12 August,2017 12:08 AM IST | Mumbai | Meenakshi Shedde
Marathi cinema is often streets ahead of Bollywood, both in content and narrative treatment
Sonali Kulkarni in Kaccha Limbu
While Bollywood has a number of films on disability, it rarely addresses their sexual needs, let alone with courage and sophistication. Margarita with a Straw is one indie film that did; whereas in mainstream Bollywood, Sadma and Omkara are some of the few examples, while one 'technical kiss' in Black hardly counts. International films on the subject include Rolf de Heer's exquisite Dance Me To My Song, The Sessions, Gabrielle, and the documentary The Special Need.
Kaccha Limbu draws from Jaywant Dalvi's novel Runanubandh, which he also adapted into the play Natigoti. Shaila (Sonali Kulkarni) and Mohan Katdare (accomplished director Ravi Jadhav debuting as actor), struggle to raise their mentally challenged son Bachchu (Manmeet Pem). Fifteen years of this have taken their toll: their marriage is bloodless, so are their lives. The film is set in the 80s: Shaila has a day job, while Mohan works the night shift in the telegraph office, so between them, someone is always someone home to care for Bachchu. They live in a one-room kholi in a Mumbai chawl, with Bachchu sleeping on the floor and the parents on a cot in the same room; any attempted sex is always overhung with the terror of Bachchu waking up, as it must be for much of India.
Chinmay Mandlekar's otherwise nuanced screenplay has both parents go on dramatically divergent before chickening out, and ending tamely.

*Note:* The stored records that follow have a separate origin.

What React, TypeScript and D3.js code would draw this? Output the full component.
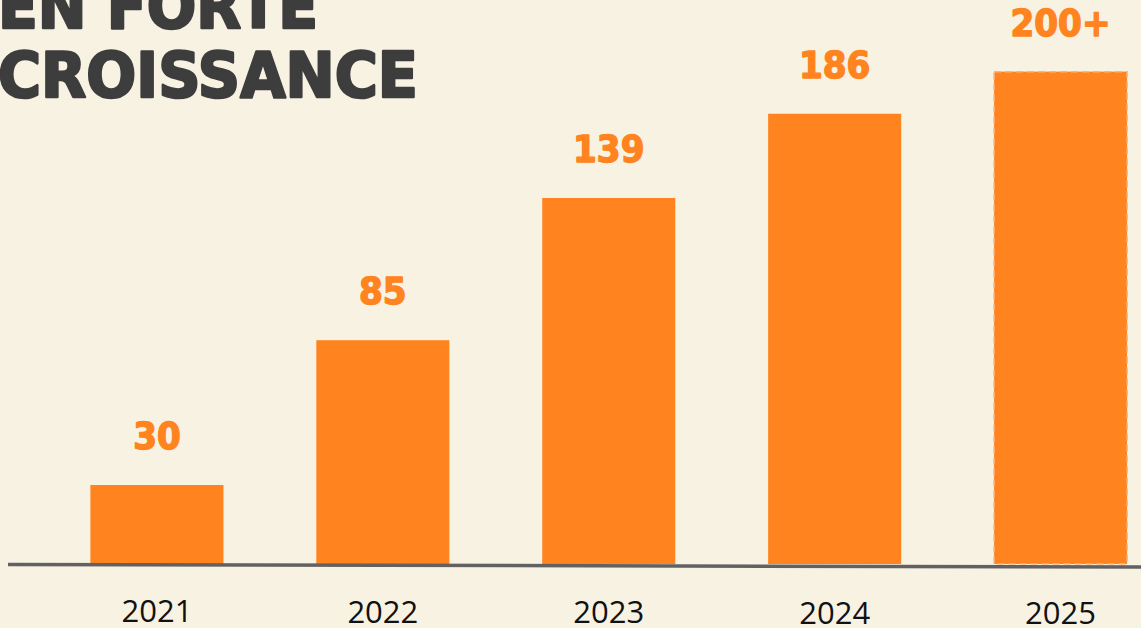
import React from "react";
import * as d3 from "d3";

const years = ["2021", "2022", "2023", "2024", "2025"];
// bar heights as drawn (data units)
const barValues = [30, 85, 139, 171, 187];
const valueLabels = ["30", "85", "139", "186", "200+"];
const titleLines = ["EN FORTE", "CROISSANCE"];

const W = 1141;
const H = 628;
const BG = "#f8f2e3";
const ORANGE = "#ff8420";
const DARK = "#3d3d3d";

export default function App() {
  const baseY = 564;
  const x = d3
    .scaleBand<string>()
    .domain(years)
    .range([90.4, 1127.1])
    .paddingInner(0.411)
    .paddingOuter(0);
  const y = d3.scaleLinear().domain([0, 200]).range([baseY, baseY - 2.633 * 200]);

  const lineX0 = 8;
  const lineX1 = W;
  const tilt = (px: number) => ((px - lineX0) / (lineX1 - lineX0)) * 2.5;

  return (
    <svg
      width={W}
      height={H}
      style={{ position: "absolute", left: 0, top: 0, display: "block" }}
    >
      <rect x={0} y={0} width={W} height={H} fill={BG} />
      {/* title */}
      <text
        x={-2}
        y={28}
        fontFamily="DejaVu Sans"
        fontWeight={700}
        fontSize={62}
        fill={DARK}
        stroke={DARK}
        strokeWidth={2.6}
        strokeLinejoin="round"
        textLength={320}
        lengthAdjust="spacingAndGlyphs"
      >
        {titleLines[0]}
      </text>
      <text
        x={-2}
        y={97}
        fontFamily="DejaVu Sans"
        fontWeight={700}
        fontSize={62}
        fill={DARK}
        stroke={DARK}
        strokeWidth={2.6}
        strokeLinejoin="round"
        textLength={420}
        lengthAdjust="spacingAndGlyphs"
      >
        {titleLines[1]}
      </text>

      {/* bars */}
      {years.map((yr, i) => {
        const bx = x(yr)!;
        const top = y(barValues[i]);
        const last = i === years.length - 1;
        return (
          <g key={yr}>
            <rect
              x={bx}
              y={top}
              width={x.bandwidth()}
              height={baseY - top}
              fill={ORANGE}
              stroke={last ? "#fbb57c" : "none"}
              strokeWidth={last ? 1.5 : 0}
              strokeDasharray={last ? "7,4" : undefined}
            />
            <text
              x={bx + x.bandwidth() / 2}
              y={top - 36}
              textAnchor="middle"
              fontFamily="'DejaVu Sans Condensed', 'DejaVu Sans'"
              fontWeight={700}
              fontSize={38}
              fill={ORANGE}
              stroke={ORANGE}
              strokeWidth={1.4}
              strokeLinejoin="round"
            >
              {valueLabels[i]}
            </text>
          </g>
        );
      })}

      {/* axis line */}
      <line
        x1={lineX0}
        y1={564.5}
        x2={lineX1}
        y2={564.5 + tilt(lineX1)}
        stroke="#616161"
        strokeWidth={3.5}
      />

      {/* year labels */}
      {years.map((yr) => {
        const cx = x(yr)! + x.bandwidth() / 2;
        return (
          <text
            key={yr}
            x={cx}
            y={622 + tilt(cx)}
            textAnchor="middle"
            fontFamily="'Open Sans'"
            fontWeight={400}
            fontSize={31}
            fill="#111"
          >
            {yr}
          </text>
        );
      })}
    </svg>
  );
}
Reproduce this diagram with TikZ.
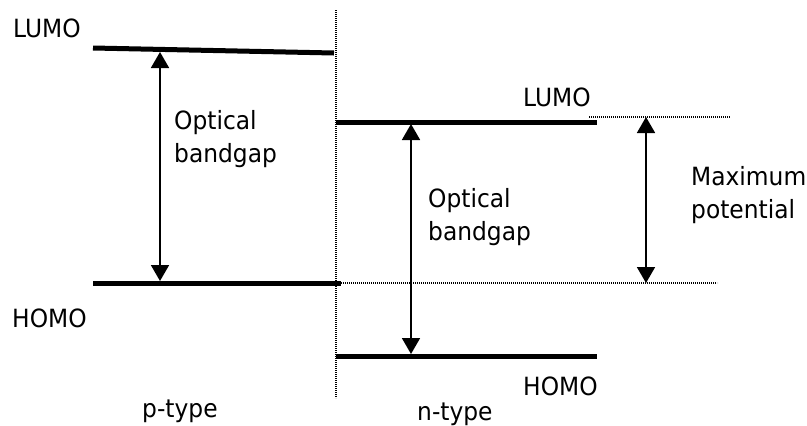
\documentclass[tikz,border=0pt]{standalone}
\usepackage{fontspec}
\setmainfont{DejaVu Sans}[FakeStretch=0.93]
\usetikzlibrary{arrows.meta}
\tikzset{
  level/.style={line width=5bp},
  gaparrow/.style={line width=1.8bp, {Triangle[width=18bp,length=16bp]}-{Triangle[width=18bp,length=16bp]}},
  guide/.style={line width=1.2bp, dash pattern=on 1bp off 1bp},
  lbl/.style={inner sep=0pt, font=\fontsize{25.2}{33}\selectfont, align=left}
}

\begin{document}
\begin{tikzpicture}[x=1bp,y=-1bp]
  \useasboundingbox (0,0) rectangle (807,425);
  % Divider
  \coordinate (divtop) at (336,10);
  \coordinate (divbot) at (336,398);
  \draw[guide] (divtop) -- (divbot);
  % p-type levels
  \coordinate (pLumoA) at (93,48);
  \coordinate (pLumoB) at (334,53);
  \coordinate (pHomoA) at (93,283);
  \coordinate (pHomoB) at (341,283);
  \draw[level] (pLumoA) -- (pLumoB);
  \draw[level] (pHomoA) -- (pHomoB);
  % n-type levels
  \coordinate (nLumoA) at (336,122);
  \coordinate (nLumoB) at (597,122);
  \coordinate (nHomoA) at (336,356);
  \coordinate (nHomoB) at (597,356);
  \draw[level] (nLumoA) -- (nLumoB);
  \draw[level] (nHomoA) -- (nHomoB);
  % Guide lines
  \coordinate (gTopA) at (589,117);
  \coordinate (gTopB) at (730,117);
  \coordinate (gBotB) at (717,283);
  \draw[guide] (gTopA) -- (gTopB);
  \draw[guide] (pHomoB) -- (gBotB);
  % Arrows
  \coordinate (pGapTop) at (160,52);
  \coordinate (pGapBot) at (160,281);
  \draw[gaparrow] (pGapTop) -- (pGapBot);
  \coordinate (nGapTop) at (411,124);
  \coordinate (nGapBot) at (411,354);
  \draw[gaparrow] (nGapTop) -- (nGapBot);
  \coordinate (vTop) at (646,117);
  \coordinate (vBot) at (646,283);
  \draw[gaparrow] (vTop) -- (vBot);
  % Labels
  \node[lbl, anchor=base west] (pLumo) at (13,37) {LUMO};
  \node[lbl, anchor=base west] (pHomo) at (12,327) {HOMO};
  \node[lbl, anchor=base west] (nLumo) at (523,106) {LUMO};
  \node[lbl, anchor=base west] (nHomo) at (523,395) {HOMO};
  \node[lbl, anchor=north west] (pGap) at (174,110) {Optical\\bandgap};
  \node[lbl, anchor=north west] (nGap) at (428,188) {Optical\\bandgap};
  \node[lbl, anchor=north west] (vMax) at (691,166) {Maximum\\potential};
  \node[lbl, anchor=base west] (pType) at (142,417) {p-type};
  \node[lbl, anchor=base west] (nType) at (417,420) {n-type};
\end{tikzpicture}
\end{document}
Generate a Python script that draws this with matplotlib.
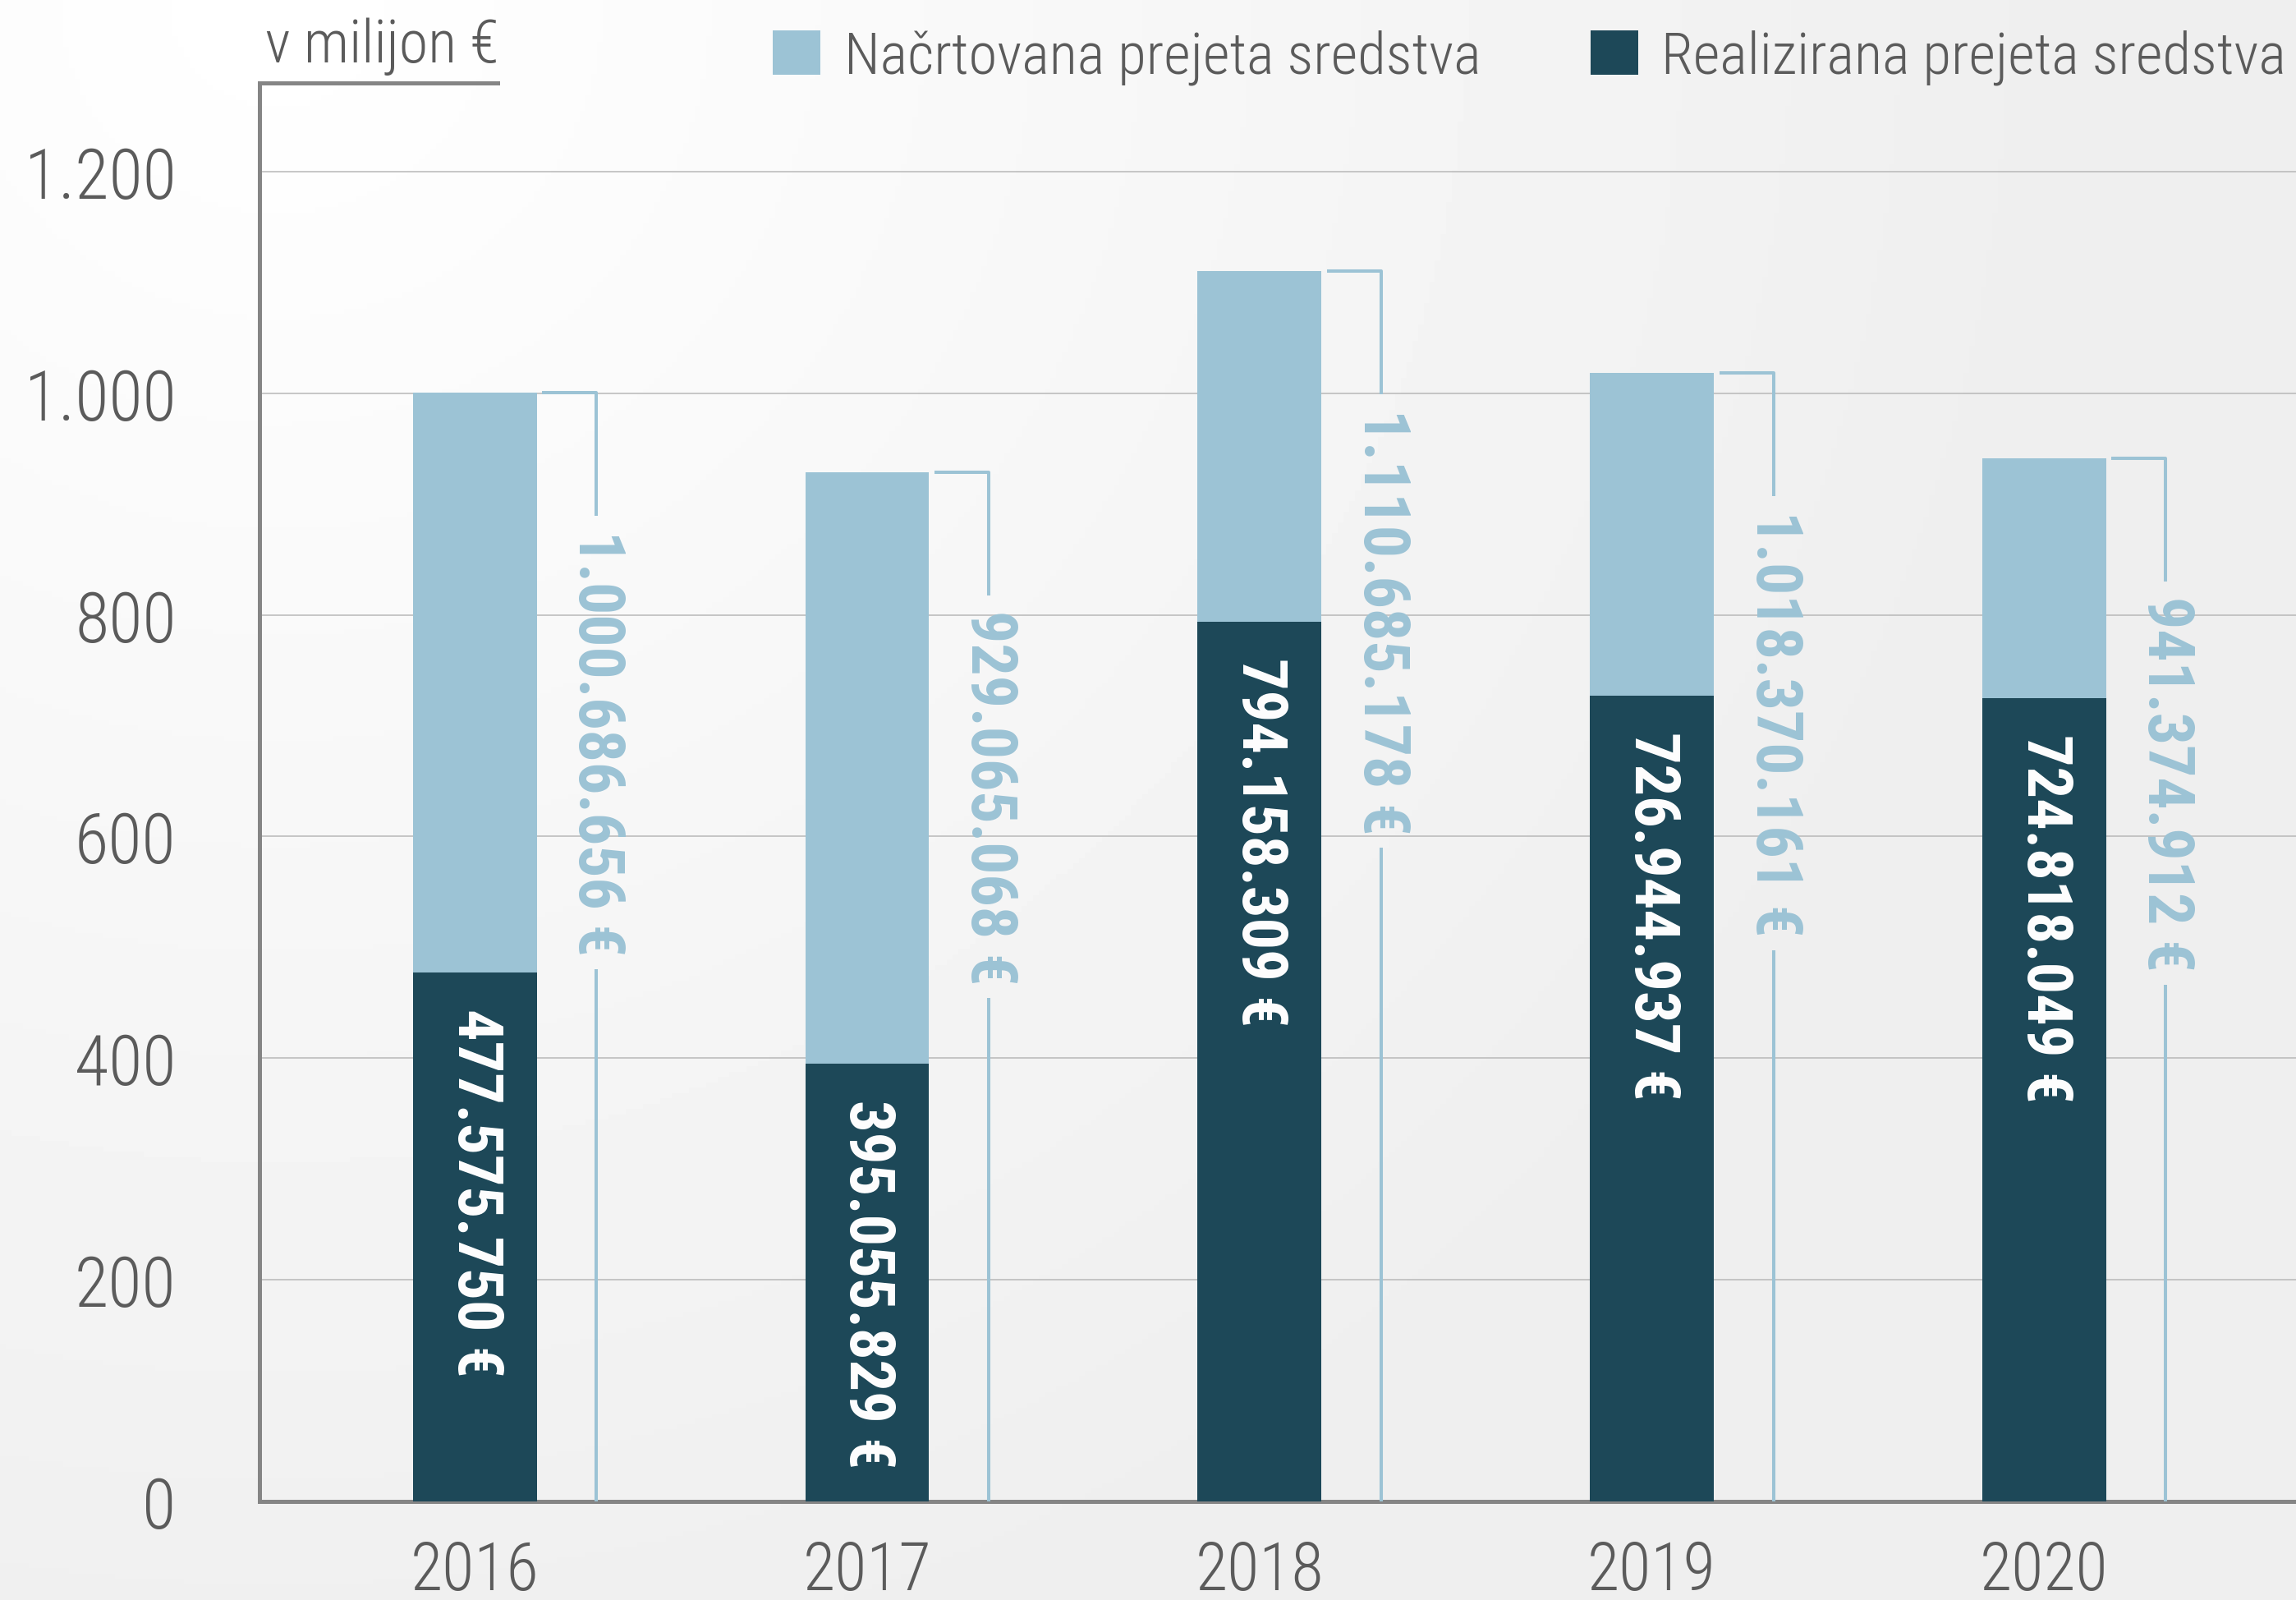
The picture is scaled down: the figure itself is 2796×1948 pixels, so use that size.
import numpy as np
import matplotlib
matplotlib.use("Agg")
from matplotlib import pyplot as plt
from matplotlib import font_manager
from matplotlib.patches import Patch
from matplotlib.lines import Line2D

# %% data
years = ["2016", "2017", "2018", "2019", "2020"]
planned_eur = [1000686656, 929065068, 1110685178, 1018370161, 941374912]
realized_eur = [477575750, 395055829, 794158309, 726944937, 724818049]
y_ticks = [0, 200, 400, 600, 800, 1000, 1200]
y_tick_labels = ["0", "200", "400", "600", "800", "1.000", "1.200"]
unit_label = "v milijon €"
legend_labels = ["Načrtovana prejeta sredstva", "Realizirana prejeta sredstva"]

light = "#9cc3d5"
dark = "#1d4858"
grey_txt = "#5b5b5b"
spine_col = "#858585"


def eur(v):
    return f"{v:,}".replace(",", ".") + " €"


available = {f.name for f in font_manager.fontManager.ttflist}
narrow = next((f for f in ["Roboto Condensed", "Liberation Sans Narrow",
                           "Open Sans Condensed", "Roboto", "DejaVu Sans"]
               if f in available), "DejaVu Sans")
plt.rcParams["font.family"] = [narrow, "DejaVu Sans"]

planned = np.array(planned_eur) / 1e6
realized = np.array(realized_eur) / 1e6
x = np.arange(len(years))

# %% figure + gradient background
fig = plt.figure(figsize=(27.96, 19.49), dpi=100)
bg = fig.add_axes([0, 0, 1, 1], zorder=-10)
gx, gy = np.meshgrid(np.linspace(0, 1, 400), np.linspace(0, 1, 300))
dist = np.sqrt(((gx - 0.12) * 1.4) ** 2 + (gy - 0.0) ** 2)
shade = 1.0 - 0.065 * np.clip(dist / 1.1, 0, 1)
bg.imshow(shade, cmap="gray", vmin=0, vmax=1, aspect="auto",
          extent=[0, 1, 0, 1], origin="upper")
bg.axis("off")

ax = fig.add_axes([0.113, 0.0616, 0.887, 0.886])
ax.set_facecolor("none")

bw = 0.316
ax.bar(x, planned, width=bw, color=light, zorder=2)
ax.bar(x, realized, width=bw, color=dark, zorder=3)

ax.set_xlim(-0.549, 4.642)
ax.set_ylim(0, 1280)
ax.set_yticks(y_ticks)
ax.set_yticklabels(y_tick_labels)
ax.set_xticks(x)
ax.set_xticklabels(years)
ax.tick_params(axis="y", length=0, pad=73, labelsize=61, labelcolor=grey_txt)
ax.tick_params(axis="x", length=0, pad=33, labelsize=58, labelcolor=grey_txt)
for lab in ax.get_xticklabels() + ax.get_yticklabels():
    lab.set_fontweight("light")

ax.yaxis.grid(True, color="#b8b8b8", linewidth=1.1, zorder=0)
ax.set_axisbelow(True)
for s in ["top", "right"]:
    ax.spines[s].set_visible(False)
for s in ["left", "bottom"]:
    ax.spines[s].set_color(spine_col)
    ax.spines[s].set_linewidth(3.6)
ax.add_line(Line2D([0, 0.117], [1, 1], transform=ax.transAxes, color=spine_col,
                   linewidth=3.6, clip_on=False, solid_capstyle="projecting"))
fig.text(0.1155, 0.989, unit_label, fontsize=52, color=grey_txt,
         fontweight="light", ha="left", va="top")

# value labels
light_txt = []
for i in range(len(years)):
    ax.text(x[i], realized[i] - 32, eur(realized_eur[i]), rotation=-90,
            ha="center", va="top", color="white", fontsize=55,
            fontweight="bold", zorder=5)
    t = ax.text(x[i] + 0.31, planned[i] - 124, eur(planned_eur[i]),
                rotation=-90, ha="center", va="top", color=light,
                fontsize=56, fontweight="bold", zorder=5)
    light_txt.append(t)

# brackets with a gap for the label
fig.canvas.draw()
r = fig.canvas.get_renderer()
inv = ax.transData.inverted()
gap = 17 / 270 * 200
for i, t in enumerate(light_txt):
    bb = t.get_window_extent(r)
    y_lo = inv.transform((0, bb.y0))[1]
    y_hi = inv.transform((0, bb.y1))[1]
    xv = x[i] + 0.31
    kw = dict(color=light, linewidth=2.9, zorder=4, solid_capstyle="butt")
    ax.plot([x[i] + 0.172, xv, xv], [planned[i], planned[i], y_hi + gap], **kw)
    ax.plot([xv, xv], [y_lo - gap, 0], **kw)

handles = [Patch(facecolor=light, label=legend_labels[0]),
           Patch(facecolor=dark, label=legend_labels[1])]
leg = fig.legend(handles=handles, loc="center left",
                 bbox_to_anchor=(0.3367, 0.964), ncol=2, frameon=False,
                 fontsize=51, handlelength=0.82, handleheight=0.8,
                 handletextpad=0.4, columnspacing=1.88, borderpad=0,
                 borderaxespad=0)
for t in leg.get_texts():
    t.set_color(grey_txt)
    t.set_fontweight("light")

fig.savefig("out.png", dpi=100)
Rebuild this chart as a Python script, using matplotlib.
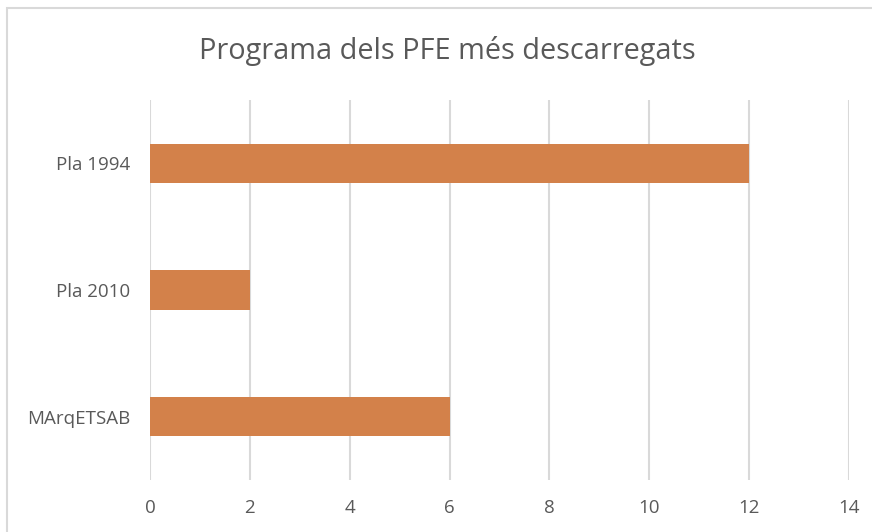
import matplotlib.pyplot as plt
from matplotlib.patches import Rectangle

# dades del gràfic
categories = ['Pla 1994', 'Pla 2010', 'MArqETSAB']
descarregues = [12, 2, 6]
xticks = [0, 2, 4, 6, 8, 10, 12, 14]

plt.rcParams['font.family'] = ['Open Sans', 'DejaVu Sans']

fig = plt.figure(figsize=(8.72, 5.32), dpi=100)
ax = fig.add_axes([150 / 872, 1 - 480 / 532, 699 / 872, 380 / 532])

pos = list(range(len(categories)))[::-1]
ax.barh(pos, descarregues, height=0.31, color='#D3814A', zorder=3)

ax.set_xlim(0, 14)
ax.set_ylim(-0.5, len(categories) - 0.5)
ax.set_xticks(xticks)
ax.set_yticks(pos)
ax.set_yticklabels(categories)
ax.grid(axis='x', color='#D9D9D9', linewidth=1.5, zorder=0)
ax.grid(axis='y', visible=False)
for s in ax.spines.values():
    s.set_visible(False)
ax.tick_params(axis='both', length=0, labelsize=13.5, labelcolor='#595959')
ax.tick_params(axis='x', pad=14)
ax.tick_params(axis='y', pad=14)

fig.text(447 / 872, 1 - 51 / 532, 'Programa dels PFE més descarregats',
         ha='center', va='center', fontsize=20.8, color='#595959')

# vora del gràfic (retallada a dreta i a baix)
fig.patches.append(Rectangle((7 / 872, -0.1), 1.1, (532 - 8) / 532 + 0.1,
                             transform=fig.transFigure, fill=False,
                             edgecolor='#D9D9D9', linewidth=1.5))

fig.savefig('out.png', dpi=100)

The frustrated Mohan considers poisoning his innocent son, while Shaila starts a tentative affair with her sympathetic boss Pandit (Sachin Khedekar). Later, a masturbation scene ends crudely. But mostly, the film handles many troubling scenes with sensitivity, as when Shaila sleeps with a handy stick, after Bachchu tries to rape her. Sonali Kulkarni carries the film on her able shoulders, and Jadhav is competent, while Pem is excellent, playing with feral intensity when he smells his mother's perfume. We are never sure about the motives of the kindly Pandit, while Anant Mahadevan shines as Venkat. Amalendu Chaudhary's superb black and white photography is a big strength. The present is in black and white, with a few moments of joy from the past and the climax in colour: by excising distracting detail, he keeps the focus on its emotional core. Even if he occasionally falters between arthouse nuance and mainstream maudlin moments and loud music, Prasad Oak does a fine job of a poignant film.